## SET EXERCISE
Identify every line containing the word "seaborn" and reproduce each one.
╔══
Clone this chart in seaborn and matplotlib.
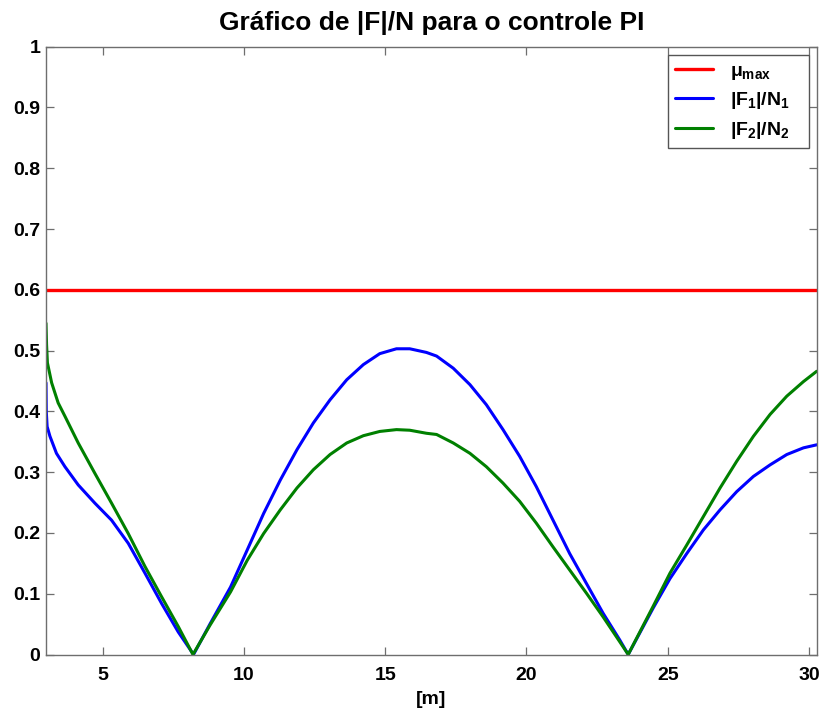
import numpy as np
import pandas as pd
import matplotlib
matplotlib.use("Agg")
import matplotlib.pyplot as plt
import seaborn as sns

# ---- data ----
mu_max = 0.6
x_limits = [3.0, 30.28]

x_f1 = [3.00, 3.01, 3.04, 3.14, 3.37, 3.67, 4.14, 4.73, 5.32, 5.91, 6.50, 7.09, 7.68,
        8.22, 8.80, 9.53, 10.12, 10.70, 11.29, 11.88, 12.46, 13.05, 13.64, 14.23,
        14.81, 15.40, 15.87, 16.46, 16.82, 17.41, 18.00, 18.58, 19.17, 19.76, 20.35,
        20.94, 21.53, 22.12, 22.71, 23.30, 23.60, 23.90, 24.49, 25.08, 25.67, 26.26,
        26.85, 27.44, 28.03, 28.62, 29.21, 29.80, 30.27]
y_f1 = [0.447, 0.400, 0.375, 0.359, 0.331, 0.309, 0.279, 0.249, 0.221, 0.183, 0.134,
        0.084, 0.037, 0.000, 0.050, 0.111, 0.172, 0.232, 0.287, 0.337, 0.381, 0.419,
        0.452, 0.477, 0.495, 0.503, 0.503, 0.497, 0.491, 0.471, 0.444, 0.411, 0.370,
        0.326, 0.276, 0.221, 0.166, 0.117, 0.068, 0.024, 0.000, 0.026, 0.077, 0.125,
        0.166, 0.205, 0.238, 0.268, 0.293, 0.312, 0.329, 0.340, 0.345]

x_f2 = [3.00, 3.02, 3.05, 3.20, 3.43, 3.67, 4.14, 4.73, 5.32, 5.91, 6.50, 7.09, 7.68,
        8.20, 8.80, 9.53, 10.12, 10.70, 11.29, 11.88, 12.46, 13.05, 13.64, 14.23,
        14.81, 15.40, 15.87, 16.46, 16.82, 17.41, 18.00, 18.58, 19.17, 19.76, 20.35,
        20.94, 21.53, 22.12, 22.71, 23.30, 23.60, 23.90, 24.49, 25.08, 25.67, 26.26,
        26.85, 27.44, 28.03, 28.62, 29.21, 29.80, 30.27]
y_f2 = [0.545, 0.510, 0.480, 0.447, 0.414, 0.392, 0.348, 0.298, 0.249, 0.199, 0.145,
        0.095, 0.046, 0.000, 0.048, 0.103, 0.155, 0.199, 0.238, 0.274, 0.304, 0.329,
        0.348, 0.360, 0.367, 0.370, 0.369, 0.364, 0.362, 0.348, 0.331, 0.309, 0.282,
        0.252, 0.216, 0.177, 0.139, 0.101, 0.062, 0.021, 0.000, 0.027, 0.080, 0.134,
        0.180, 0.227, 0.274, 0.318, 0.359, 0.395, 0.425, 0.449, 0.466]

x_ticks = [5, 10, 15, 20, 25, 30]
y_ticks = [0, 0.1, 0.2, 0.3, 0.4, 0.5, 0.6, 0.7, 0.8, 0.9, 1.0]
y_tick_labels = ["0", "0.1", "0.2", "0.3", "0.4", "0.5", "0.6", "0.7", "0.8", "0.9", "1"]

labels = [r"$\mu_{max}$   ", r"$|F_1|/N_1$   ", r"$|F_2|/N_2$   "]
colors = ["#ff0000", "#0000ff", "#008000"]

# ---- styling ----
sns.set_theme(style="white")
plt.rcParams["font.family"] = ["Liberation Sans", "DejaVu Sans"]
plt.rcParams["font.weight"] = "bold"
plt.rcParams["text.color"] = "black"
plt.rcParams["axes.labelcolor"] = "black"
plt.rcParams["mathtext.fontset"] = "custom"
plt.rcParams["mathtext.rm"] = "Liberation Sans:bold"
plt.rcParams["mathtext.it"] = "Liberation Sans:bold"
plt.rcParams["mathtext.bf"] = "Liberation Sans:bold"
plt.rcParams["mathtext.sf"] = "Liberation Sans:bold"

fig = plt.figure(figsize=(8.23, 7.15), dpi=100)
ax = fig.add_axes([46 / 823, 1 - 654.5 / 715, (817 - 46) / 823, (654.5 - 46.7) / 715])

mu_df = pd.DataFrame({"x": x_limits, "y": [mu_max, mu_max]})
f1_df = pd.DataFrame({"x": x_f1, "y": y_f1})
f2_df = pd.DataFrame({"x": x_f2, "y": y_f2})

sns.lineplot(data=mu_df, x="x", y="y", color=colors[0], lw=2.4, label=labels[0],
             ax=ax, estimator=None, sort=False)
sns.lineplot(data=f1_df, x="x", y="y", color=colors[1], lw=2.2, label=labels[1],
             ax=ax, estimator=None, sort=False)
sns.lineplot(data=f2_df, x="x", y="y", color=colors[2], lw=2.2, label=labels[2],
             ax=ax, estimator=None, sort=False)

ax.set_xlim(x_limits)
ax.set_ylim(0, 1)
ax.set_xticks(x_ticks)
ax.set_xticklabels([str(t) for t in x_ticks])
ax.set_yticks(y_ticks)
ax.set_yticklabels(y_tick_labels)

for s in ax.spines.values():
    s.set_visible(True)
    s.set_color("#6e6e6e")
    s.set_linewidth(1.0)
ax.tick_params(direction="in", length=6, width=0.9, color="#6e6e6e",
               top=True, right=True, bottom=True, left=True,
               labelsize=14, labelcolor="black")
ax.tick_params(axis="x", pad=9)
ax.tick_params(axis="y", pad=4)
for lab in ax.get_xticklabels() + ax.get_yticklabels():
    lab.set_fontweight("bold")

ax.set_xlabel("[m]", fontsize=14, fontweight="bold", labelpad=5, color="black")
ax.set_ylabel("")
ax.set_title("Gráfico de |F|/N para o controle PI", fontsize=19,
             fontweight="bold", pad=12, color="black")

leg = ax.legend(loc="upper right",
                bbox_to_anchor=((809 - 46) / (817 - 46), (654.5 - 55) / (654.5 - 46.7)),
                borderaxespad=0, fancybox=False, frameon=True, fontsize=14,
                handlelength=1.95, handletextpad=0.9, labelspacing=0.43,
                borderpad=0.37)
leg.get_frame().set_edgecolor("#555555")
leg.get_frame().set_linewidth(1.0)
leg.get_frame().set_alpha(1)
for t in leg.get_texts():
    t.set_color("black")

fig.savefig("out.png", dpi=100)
╚══
## REPLY TO THE EXERCISE
Clone this chart in seaborn and matplotlib.
import seaborn as sns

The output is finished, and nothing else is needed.